Anne Minors receives 2014 First Women Award for The Built Environment.
UK - From a long list of hundreds to a shortlist of five, including women at the top of their game in architecture, planning, construction and contracting, Anne Minors was awarded the 2014 First Women Award for The Built Environment for her success in four continents and her pioneering of theatre consulting in Kazakhstan and Turkey.

Described as 'the doyenne of the international theatre consulting world, creating wonderful pioneering performance spaces,' by Gwyn Miles, ex-director of Somerset House Trust and ex-head of projects of the Victoria and Albert Museum, Anne has spent 30 years combining science with art to produce spaces that look and sound beautiful and inspire further creativity.

Bestowed at the London Marriott Hotel in Grosvenor Square in June, the First Women Awards were created by the CBI and Real Business to increase diversity in the workplace. The broad canvas and international reach of Anne's firm AMPC (Anne Minors Performance Consultants) was reflected in support from top theatre practitioners who create their work within her buildings, from building owners and clients, award-winning architect collaborators as well as journalists, academicians and religious leaders.

The judges cited: "Anne operates her business with an obvious passion and will leave a legacy that whole communities will enjoy long into the future . . . A true inspiration and a brilliant collaborator, Anne has taken opportunities - no matter how scary they may have seemed at the time - and used them to further women in the industry."
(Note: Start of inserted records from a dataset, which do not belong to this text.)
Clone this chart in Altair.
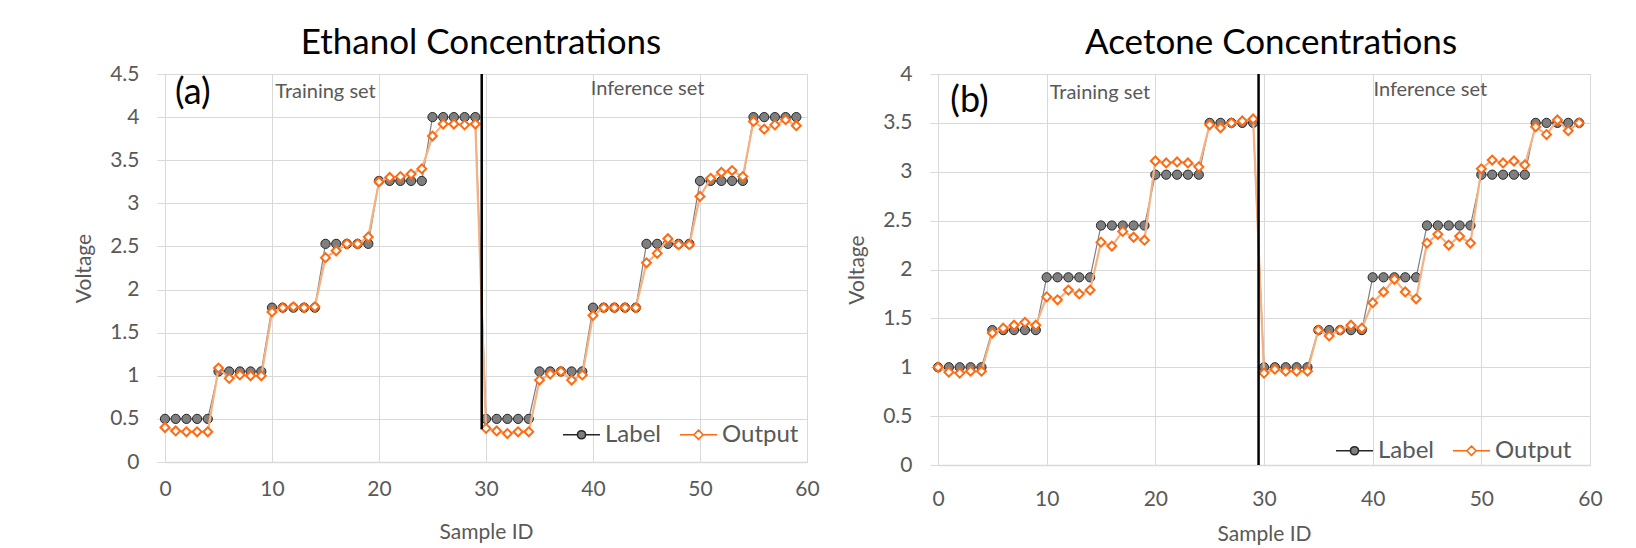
import altair as alt
import pandas as pd

samples = list(range(60))

eth_label = [0.5, 0.5, 0.5, 0.5, 0.5, 1.05, 1.05, 1.05, 1.05, 1.05,
             1.79, 1.79, 1.79, 1.79, 1.79, 2.53, 2.53, 2.53, 2.53, 2.53,
             3.26, 3.26, 3.26, 3.26, 3.26, 4.0, 4.0, 4.0, 4.0, 4.0,
             0.5, 0.5, 0.5, 0.5, 0.5, 1.05, 1.05, 1.05, 1.05, 1.05,
             1.79, 1.79, 1.79, 1.79, 1.79, 2.53, 2.53, 2.53, 2.53, 2.53,
             3.26, 3.26, 3.26, 3.26, 3.26, 4.0, 4.0, 4.0, 4.0, 4.0]
eth_output = [0.40, 0.36, 0.35, 0.35, 0.35, 1.09, 0.97, 1.01, 1.00, 1.00,
              1.74, 1.79, 1.80, 1.79, 1.80, 2.37, 2.45, 2.53, 2.53, 2.61,
              3.25, 3.30, 3.31, 3.34, 3.40, 3.78, 3.92, 3.92, 3.91, 3.92,
              0.39, 0.36, 0.33, 0.35, 0.35, 0.95, 1.02, 1.05, 0.95, 1.01,
              1.70, 1.79, 1.79, 1.79, 1.79, 2.31, 2.42, 2.59, 2.52, 2.52,
              3.08, 3.29, 3.36, 3.38, 3.31, 3.95, 3.86, 3.91, 3.97, 3.90]
ace_label = [1.0, 1.0, 1.0, 1.0, 1.0, 1.38, 1.38, 1.38, 1.38, 1.38,
             1.92, 1.92, 1.92, 1.92, 1.92, 2.45, 2.45, 2.45, 2.45, 2.45,
             2.97, 2.97, 2.97, 2.97, 2.97, 3.5, 3.5, 3.5, 3.5, 3.5,
             1.0, 1.0, 1.0, 1.0, 1.0, 1.38, 1.38, 1.38, 1.38, 1.38,
             1.92, 1.92, 1.92, 1.92, 1.92, 2.45, 2.45, 2.45, 2.45, 2.45,
             2.97, 2.97, 2.97, 2.97, 2.97, 3.5, 3.5, 3.5, 3.5, 3.5]
ace_output = [1.00, 0.95, 0.94, 0.96, 0.96, 1.35, 1.40, 1.43, 1.46, 1.43,
              1.72, 1.69, 1.79, 1.75, 1.79, 2.28, 2.24, 2.39, 2.33, 2.30,
              3.11, 3.09, 3.10, 3.09, 3.05, 3.48, 3.45, 3.50, 3.52, 3.54,
              0.94, 0.98, 0.96, 0.96, 0.96, 1.38, 1.32, 1.38, 1.43, 1.40,
              1.66, 1.77, 1.90, 1.77, 1.70, 2.27, 2.36, 2.25, 2.34, 2.27,
              3.03, 3.12, 3.09, 3.11, 3.07, 3.46, 3.38, 3.53, 3.42, 3.50]

x_ticks = [0, 10, 20, 30, 40, 50, 60]
eth_y_ticks = [0, 0.5, 1, 1.5, 2, 2.5, 3, 3.5, 4, 4.5]
ace_y_ticks = [0, 0.5, 1, 1.5, 2, 2.5, 3, 3.5, 4]

# divider between training and inference sets
eth_divider = {"x": [29.6], "y0": [0.38], "y1": [4.5]}
ace_divider = {"x": [29.5], "y0": [0.0], "y1": [4.0]}

eth_notes = {"text": ["(a)", "Training set", "Inference set"],
             "x": [2.6, 15.0, 45.1], "y": [4.28, 4.29, 4.33],
             "fs": [36, 20, 20], "col": ["#000000", "#595959", "#595959"]}
ace_notes = {"text": ["(b)", "Training set", "Inference set"],
             "x": [2.9, 14.9, 45.3], "y": [3.72, 3.81, 3.84],
             "fs": [36, 20, 20], "col": ["#000000", "#595959", "#595959"]}

FONT = "Lato"
GRID = "#d9d9d9"
TXT = "#595959"
SERIES = ["Label", "Output"]

LABEL_SYM = "M-1,0L-0.22,0M0.22,0L1,0M0.22,0A0.22,0.22,0,1,1,-0.22,0A0.22,0.22,0,1,1,0.22,0Z"
OUT_SYM = "M-1,0L-0.25,0M0.25,0L1,0M0,-0.25L0.25,0L0,0.25L-0.25,0Z"


def panel(title, label, output, ymax, yticks, divider, notes, w, h,
          legend_x, legend_y, xlab_pad, xtitle_pad, title_dx):
    df = pd.DataFrame({
        "sample": samples + samples,
        "value": label + output,
        "series": ["Label"] * len(label) + ["Output"] * len(output),
    })
    xenc = alt.X("sample:Q", scale=alt.Scale(domain=[0, 60], nice=False),
                 axis=alt.Axis(values=x_ticks, title="Sample ID", grid=True,
                               gridColor=GRID, ticks=False, domainColor=GRID,
                               domainWidth=1.5,
                               labelFont=FONT, labelFontSize=21, labelColor=TXT,
                               titleFont=FONT, titleFontSize=21, titleColor=TXT,
                               titleFontWeight="normal", labelPadding=xlab_pad,
                               titlePadding=xtitle_pad, labelFlush=False))
    yenc = alt.Y("value:Q", scale=alt.Scale(domain=[0, ymax], nice=False),
                 axis=alt.Axis(values=yticks, format="~g", title="Voltage",
                               grid=True, gridColor=GRID, domain=False,
                               tickColor=GRID, tickSize=8,
                               labelFont=FONT, labelFontSize=21, labelColor=TXT,
                               titleFont=FONT, titleFontSize=21, titleColor=TXT,
                               titleFontWeight="normal", labelPadding=18,
                               titlePadding=15, labelFlush=False))
    legend = alt.Legend(
        title=None, orient="none", legendX=legend_x, legendY=legend_y,
        direction="horizontal", labelFont=FONT, labelFontSize=24,
        labelColor=TXT, symbolSize=1369, columnPadding=14, labelOffset=4,
        symbolStrokeWidth=1.6, symbolOpacity=1,
    )

    base = alt.Chart(df).encode(x=xenc, y=yenc)
    lab = base.transform_filter(alt.datum.series == "Label")
    out = base.transform_filter(alt.datum.series == "Output")

    lab_line = lab.mark_line(color="#7f7f7f", strokeWidth=1.2)
    lab_pts = lab.mark_point(shape="circle", filled=True, size=85, strokeWidth=1,
                             fill="#7f7f7f", stroke="#262626", opacity=1)
    out_line = out.mark_line(color="#f4b183", strokeWidth=2.2)
    out_pts = out.mark_point(shape="diamond", filled=True, size=80, strokeWidth=2,
                             fill="#ffffff", stroke="#ff6a13", opacity=1)

    # legend-only layer (no rows drawn; entries come from the explicit domain)
    leg = alt.Chart(df).transform_filter("false").mark_point(filled=True).encode(
        x=alt.X("sample:Q"), y=alt.Y("value:Q"),
        shape=alt.Shape("series:N", scale=alt.Scale(domain=SERIES, range=[LABEL_SYM, OUT_SYM]), legend=legend),
        fill=alt.Fill("series:N", scale=alt.Scale(domain=SERIES, range=["#7f7f7f", "#ffffff"]), legend=legend),
        stroke=alt.Stroke("series:N", scale=alt.Scale(domain=SERIES, range=["#262626", "#ff6a13"]), legend=legend),
    )

    div = alt.Chart(pd.DataFrame(divider)).mark_rule(color="#000000", strokeWidth=2.5).encode(
        x="x:Q", y="y0:Q", y2="y1:Q")

    txt = alt.Chart(pd.DataFrame(notes)).mark_text(font=FONT, baseline="middle", align="center").encode(
        x="x:Q", y="y:Q", text="text:N",
        size=alt.Size("fs:Q", scale=None, legend=None),
        color=alt.Color("col:N", scale=None, legend=None))

    return alt.layer(lab_line, lab_pts, out_line, out_pts, div, txt, leg).properties(
        width=w, height=h,
        title=alt.TitleParams(title, font=FONT, fontSize=35, fontWeight="normal",
                              color="#000000", anchor="middle", offset=-33,
                              baseline="bottom", dx=title_dx),
    )


left = panel("Ethanol Concentrations", eth_label, eth_output, 4.5, eth_y_ticks,
             eth_divider, eth_notes, 642, 388, 397, 341, 16, 22, -5)
right = panel("Acetone Concentrations", ace_label, ace_output, 4.0, ace_y_ticks,
              ace_divider, ace_notes, 652, 391, 397, 357, 23, 14, 7)

chart = alt.hconcat(left, right, spacing=26).resolve_scale(
    shape="independent", fill="independent", stroke="independent"
).resolve_legend(
    shape="independent", fill="independent", stroke="independent"
).properties(
    padding={"left": 65, "top": 17, "right": 0, "bottom": 0}
).configure_view(strokeWidth=0).configure(font=FONT)

chart.save("out.html", embed_options={"renderer": "svg", "actions": False})
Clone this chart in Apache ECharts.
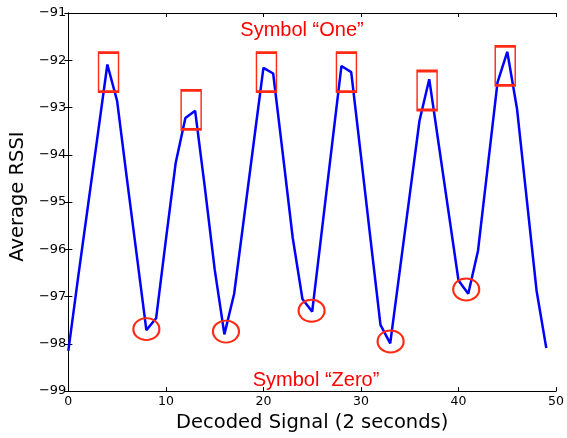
<!DOCTYPE html>
<html>
<head>
<meta charset="utf-8">
<script src="https://cdn.jsdelivr.net/npm/echarts@6/dist/echarts.min.js"></script>
<style>
html,body{margin:0;padding:0;background:#fff;}
#chart{width:567px;height:438px;}
</style>
</head>
<body>
<div id="chart"></div>
<script>
// Average RSSI sampled at x = 0..49
var rssi = [
  -98.15, -96.6, -95.1, -93.6, -92.09, -92.86, -94.5, -96.1, -97.71, -97.46,
  -95.8, -94.18, -93.22, -93.07, -94.7, -96.42, -97.8, -96.94, -95.35, -93.75,
  -92.16, -92.28, -94.0, -95.75, -97.05, -97.32, -95.59, -93.85, -92.12, -92.25,
  -94.03, -95.82, -97.6, -97.99, -96.42, -94.85, -93.28, -92.4, -93.82, -95.24,
  -96.66, -96.94, -96.03, -94.25, -92.47, -91.82, -93.03, -94.95, -96.87, -98.09
];
// annotation positions (data coordinates)
var oneMarksX = [4.12, 12.59, 20.31, 28.51, 36.78, 44.79];
var oneMarksY = [-92.25, -93.05, -92.25, -92.25, -92.64, -92.12];
var zeroMarksX = [8.0, 16.16, 24.94, 33.04, 40.79];
var zeroMarksY = [-97.69, -97.74, -97.30, -97.95, -96.85];
var xTicks = [0, 10, 20, 30, 40, 50];
var yTicks = [-99, -98, -97, -96, -95, -94, -93, -92, -91];

var lineData = rssi.map(function (v, i) { return [i, v]; });
var oneData = oneMarksX.map(function (x, i) { return [x, oneMarksY[i]]; });
var zeroData = zeroMarksX.map(function (x, i) { return [x, zeroMarksY[i]]; });

var FONT = 'DejaVu Sans';
function minusFmt(v) { return String(v).replace('-', '\u2212'); }

var chart = echarts.init(document.getElementById('chart'), null, {renderer: 'canvas'});
var baseAxisLine = {show: true, lineStyle: {color: '#000', width: 1}};
var tickIn = {show: true, inside: true, length: 4, lineStyle: {color: '#000', width: 1}};

chart.setOption({
  animation: false,
  backgroundColor: '#fff',
  grid: {left: 65, top: 13, width: 494, height: 382, show: false},
  xAxis: [{
    type: 'value', min: xTicks[0], max: xTicks[xTicks.length - 1], interval: 10, position: 'bottom',
    axisLine: baseAxisLine, axisTick: tickIn, splitLine: {show: false},
    axisLabel: {color: '#000', fontFamily: FONT, fontSize: 12.5, margin: 4, formatter: minusFmt},
    name: 'Decoded Signal (2 seconds)', nameLocation: 'middle', nameGap: 18,
    nameTextStyle: {color: '#000', fontFamily: FONT, fontSize: 19.5}
  }, {
    type: 'value', min: xTicks[0], max: xTicks[xTicks.length - 1], interval: 10, position: 'top',
    axisLine: baseAxisLine, axisTick: tickIn, splitLine: {show: false},
    axisLabel: {show: false}
  }],
  yAxis: [{
    type: 'value', min: yTicks[0], max: yTicks[yTicks.length - 1], interval: 1, position: 'left',
    axisLine: baseAxisLine, axisTick: tickIn, splitLine: {show: false},
    axisLabel: {color: '#000', fontFamily: FONT, fontSize: 13, margin: 2, formatter: minusFmt},
    name: 'Average RSSI', nameLocation: 'middle', nameGap: 38, nameRotate: 90,
    nameTextStyle: {color: '#000', fontFamily: FONT, fontSize: 19.5, padding: [0, 0, 0, 11]}
  }, {
    type: 'value', min: yTicks[0], max: yTicks[yTicks.length - 1], interval: 1, position: 'right',
    axisLine: baseAxisLine, axisTick: tickIn, splitLine: {show: false},
    axisLabel: {show: false}
  }],
  series: [{
    type: 'line', data: lineData, xAxisIndex: 0, yAxisIndex: 0,
    symbol: 'none', lineStyle: {color: '#0000ff', width: 2.5}, silent: true, z: 2
  }, {
    type: 'scatter', data: oneData, xAxisIndex: 0, yAxisIndex: 0,
    symbol: 'rect', symbolSize: [20, 39], silent: true, z: 3,
    itemStyle: {color: 'rgba(0,0,0,0)', borderColor: '#ff2a14', borderWidth: 2, opacity: 1}
  }, {
    type: 'scatter', data: zeroData, xAxisIndex: 0, yAxisIndex: 0,
    symbol: 'circle', symbolSize: [26, 22], silent: true, z: 3,
    itemStyle: {color: 'rgba(0,0,0,0)', borderColor: '#ff2a14', borderWidth: 2, opacity: 1}
  }],
  graphic: [{
    type: 'text', x: 302, y: 30, silent: true,
    style: {text: 'Symbol \u201cOne\u201d', fill: '#ff0000', font: '20px "Liberation Sans"', textAlign: 'center', textVerticalAlign: 'middle'}
  }, {
    type: 'text', x: 316, y: 380, silent: true,
    style: {text: 'Symbol \u201cZero\u201d', fill: '#ff0000', font: '20px "Liberation Sans"', textAlign: 'center', textVerticalAlign: 'middle'}
  }]
});
</script>
</body>
</html>
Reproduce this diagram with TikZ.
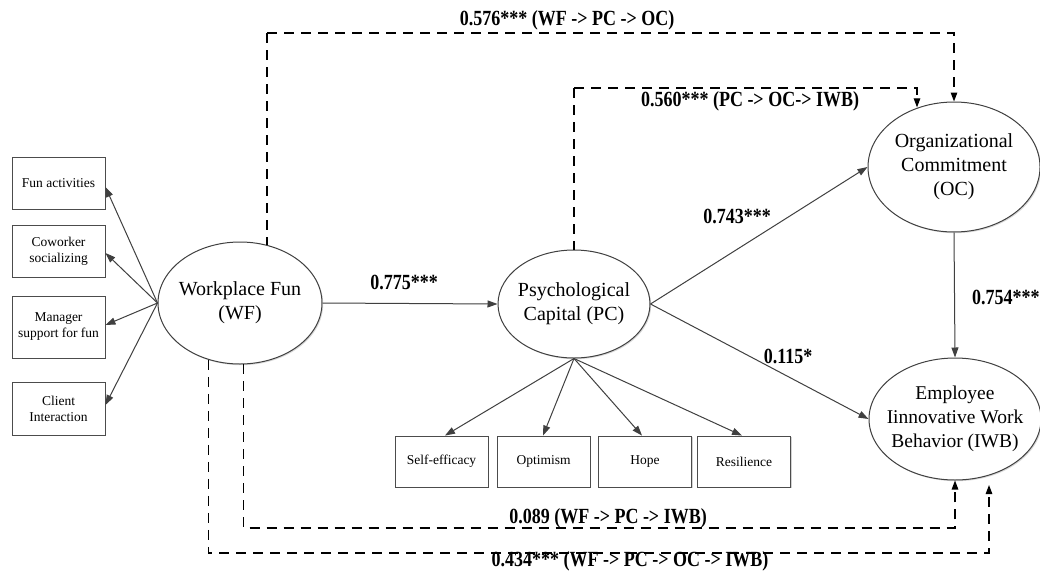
\documentclass[tikz,border=0pt]{standalone}
\usepackage{fontspec}
\usepackage{graphicx}
\setmainfont{Liberation Serif}
\usetikzlibrary{shapes.geometric,arrows.meta,shadows}
\newcommand{\tallbox}[1]{\scalebox{1}[1.2]{#1}}
\begin{document}
\begin{tikzpicture}[x=1pt,y=-1pt,
  ind/.style={draw=black!70, line width=0.9pt, fill=white, minimum width=93, minimum height=52, inner sep=0pt,
    font=\fontsize{13.5}{16}\selectfont, align=center, drop shadow={shadow xshift=1.2pt, shadow yshift=-1.2pt, opacity=0.35}},
  lat/.style={ellipse, draw=black!75, line width=1pt, fill=white, inner sep=0pt,
    drop shadow={shadow xshift=1.2pt, shadow yshift=-1.2pt, opacity=0.3}},
  latt/.style={inner sep=0pt, align=center, font=\fontsize{20}{24}\selectfont},
  arr/.style={draw=black!75, line width=1pt, -{Triangle[length=10pt,width=7pt]}},
  dsh/.style={black, line width=1.2pt, dash pattern=on 10pt off 7pt},
  dsharr/.style={dsh, -{Triangle[length=9pt,width=6.5pt]}},
  lab/.style={font=\bfseries\fontsize{18}{20}\selectfont, inner sep=0pt}
]
\useasboundingbox (0,0) rectangle (1040,570);
\fill[white] (0,0) rectangle (1040,570);

% latent variables
\node[lat, minimum width=164, minimum height=122] (WF) at (240,303) {};
\node[latt] (WFt) at (WF.center) {Workplace Fun\\(WF)};
\node[lat, minimum width=152, minimum height=108] (PC) at (574,304) {};
\node[latt] (PCt) at (PC.center) {Psychological\\Capital (PC)};
\node[lat, minimum width=172, minimum height=130] (OC) at (954,167) {};
\node[latt] (OCt) at (OC.center) {Organizational\\Commitment\\(OC)};
\node[lat, minimum width=172, minimum height=122] (IWB) at (955,419) {};
\node[latt, font=\fontsize{19.5}{24}\selectfont] (IWBt) at (IWB.center) {Employee\\Iinnovative Work\\Behavior (IWB)};

% WF indicators
\node[ind] (fa) at (58.5,183) {Fun activities};
\node[ind] (cs) at (58.5,251) {Coworker\\socializing};
\node[ind, minimum height=62] (ms) at (58.5,327) {Manager\\support for fun};
\node[ind, minimum height=53] (ci) at (58.5,408.5) {Client\\Interaction};

% PC indicators
\node[ind, minimum height=51] (se) at (441.5,461.5) {Self-efficacy};
\node[ind, minimum height=51] (op) at (543.5,461.5) {Optimism};
\node[ind, minimum height=51] (ho) at (645,461.5) {Hope};
\node[ind, minimum height=51] (re) at (744,461.5) {Resilience};

% WF -> indicators
\draw[arr] (WF.west) -- (fa.east |- 0,187);
\draw[arr] (WF.west) -- (cs.east |- 0,253);
\draw[arr] (WF.west) -- (ms.east |- 0,325);
\draw[arr] (WF.west) -- (ci.east |- 0,405);

% PC -> indicators
\draw[arr] (PC.south) -- (se.north -| 445,0);
\draw[arr] (PC.south) -- (op.north -| 543,0);
\draw[arr] (PC.south) -- (ho.north -| 642,0);
\draw[arr] (PC.south) -- (re.north -| 742,0);

% structural paths
\draw[arr] (WF.east) -- (PC.west);
\draw[arr] (PC.east) -- (OC.west);
\draw[arr] (PC.east) -- (IWB.west);
\draw[arr] (OC.south) -- (IWB.north);

% dashed indirect paths
\coordinate (t1) at (954,33);
\coordinate (t0) at (WF.65 |- t1);
\coordinate (t2) at (917,88);
\coordinate (t3) at (PC.north |- t2);
\coordinate (b1) at (955,528);
\coordinate (b2) at (989,553);
\coordinate (b3) at (989,485);
\draw[dsh] (t0) -- (WF.65);
\draw[dsharr] (t0) -- (t1) -- (OC.north);
\draw[dsh] (t3) -- (PC.north);
\draw[dsharr] (t3) -- (t2) -- (t2 |- OC.121);
\draw[dsharr] (WF.-87) |- (b1) -- (IWB.south);
\draw[dsharr] (WF.-119) |- (b2) -- (b3);

% labels
\node[lab] (l1) at (567,20) {\tallbox{0.576*** (WF -> PC -> OC)}};
\node[lab] (l2) at (750,101) {\tallbox{0.560*** (PC -> OC-> IWB)}};
\node[lab] (l3) at (404,282) {\tallbox{0.775***}};
\node[lab] (l4) at (737,216) {\tallbox{0.743***}};
\node[lab] (l5) at (788,356) {\tallbox{0.115*}};
\node[lab, anchor=west] (l6) at (972,297) {\tallbox{0.754***}};
\node[lab] (l7) at (608,518) {\tallbox{0.089 (WF -> PC -> IWB)}};
\node[lab] (l8) at (630,561) {\tallbox{0.434*** (WF -> PC -> OC -> IWB)}};
\end{tikzpicture}
\end{document}
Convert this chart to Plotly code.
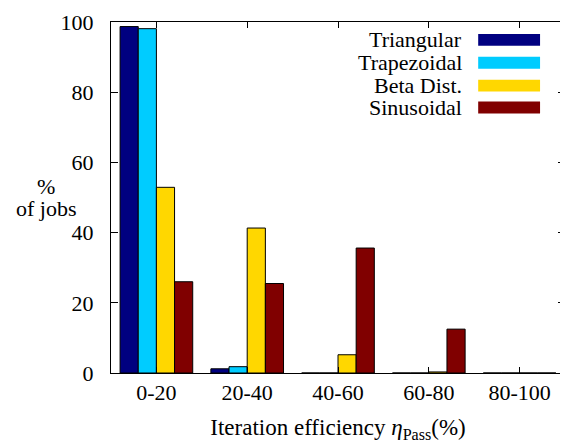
import plotly.graph_objects as go

categories = ["0-20", "20-40", "40-60", "60-80", "80-100"]
series_names = ["Triangular", "Trapezoidal", "Beta Dist.", "Sinusoidal"]
triangular = [98.7, 1.2, 0.0, 0.0, 0.0]
trapezoidal = [98.1, 1.8, 0.0, 0.0, 0.0]
beta_dist = [52.9, 41.3, 5.2, 0.3, 0.0]
sinusoidal = [26.0, 25.5, 35.6, 12.5, 0.0]
colors = ["#000080", "#00CCFF", "#FFD700", "#800000"]
y_ticks = [0, 20, 40, 60, 80, 100]

FONT = "Liberation Serif"
FS = 22

fig = go.Figure()
for name, vals, col in zip(series_names, [triangular, trapezoidal, beta_dist, sinusoidal], colors):
    fig.add_trace(go.Bar(
        x=categories, y=vals, name=name,
        marker=dict(color=col, line=dict(color="black", width=1)),
        showlegend=False,
    ))

# page body has an 8px margin, so figure coords = screen coords - 8
OFF = 8
W, H = 560, 435
L, R, T, B = 111 - OFF, 2, 20 - OFF, 70
pw, ph = W - L - R, H - T - B

def px(x):
    return (x - OFF - L) / pw

def py(y):
    return (H - B - (y - OFF)) / ph

annotations = []
shapes = []
legend_y = [38, 61, 84, 106]
for name, col, yy in zip(series_names, colors, legend_y):
    annotations.append(dict(
        x=px(465), y=py(yy), xref="paper", yref="paper", text=name,
        showarrow=False, xanchor="right", yanchor="middle",
        font=dict(family=FONT, size=FS, color="black"),
    ))
    shapes.append(dict(
        type="rect", xref="paper", yref="paper",
        x0=px(479), x1=px(541), y0=py(yy + 6), y1=py(yy - 6),
        fillcolor=col, line=dict(width=0),
    ))

for txt, yy in [("%", 185), ("of jobs", 208)]:
    annotations.append(dict(
        x=px(46), y=py(yy), xref="paper", yref="paper",
        text=txt, showarrow=False, xanchor="center", yanchor="middle",
        font=dict(family=FONT, size=FS, color="black"),
    ))

fig.update_layout(
    width=W, height=H,
    margin=dict(l=L, r=R, t=T, b=B),
    plot_bgcolor="white", paper_bgcolor="white",
    barmode="group", bargap=0.2, bargroupgap=0,
    font=dict(family=FONT, size=FS, color="black"),
    annotations=annotations, shapes=shapes,
    xaxis=dict(
        type="category", range=[-0.5, 4.5],
        showline=True, linecolor="black", linewidth=1, mirror="ticks",
        ticks="inside", ticklen=6, tickcolor="black",
        showgrid=False, tickfont=dict(family=FONT, size=FS),
        title=dict(text="Iteration efficiency <i>η</i><sub>Pass</sub>(%)",
                   font=dict(family=FONT, size=23), standoff=15),
    ),
    yaxis=dict(
        range=[0, 100], tickvals=y_ticks,
        showline=True, linecolor="black", linewidth=1, mirror="ticks",
        ticks="inside", ticklen=7, tickcolor="black",
        showgrid=False, zeroline=False, tickfont=dict(family=FONT, size=FS),
        ticklabelstandoff=12, ticklabeloverflow="allow",
    ),
)

fig.write_html("out.html")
In her acceptance speech, Anne stated that it was following her passions and volunteering that had opened up many of the opportunities she found in life. Her education and her intuition had helped her to work in many new and different circumstances abroad. "If I would offer any advice it would be to say, take risks, but with integrity," she said. "Do things that others would not do. Find your own place and purpose in the forest. I have felt at my free-est and learnt the most about the human spirit in places like Kazakhstan and Hong Kong in the 1980s, because in a different culture, I have had to look for the common denominator and the human connection."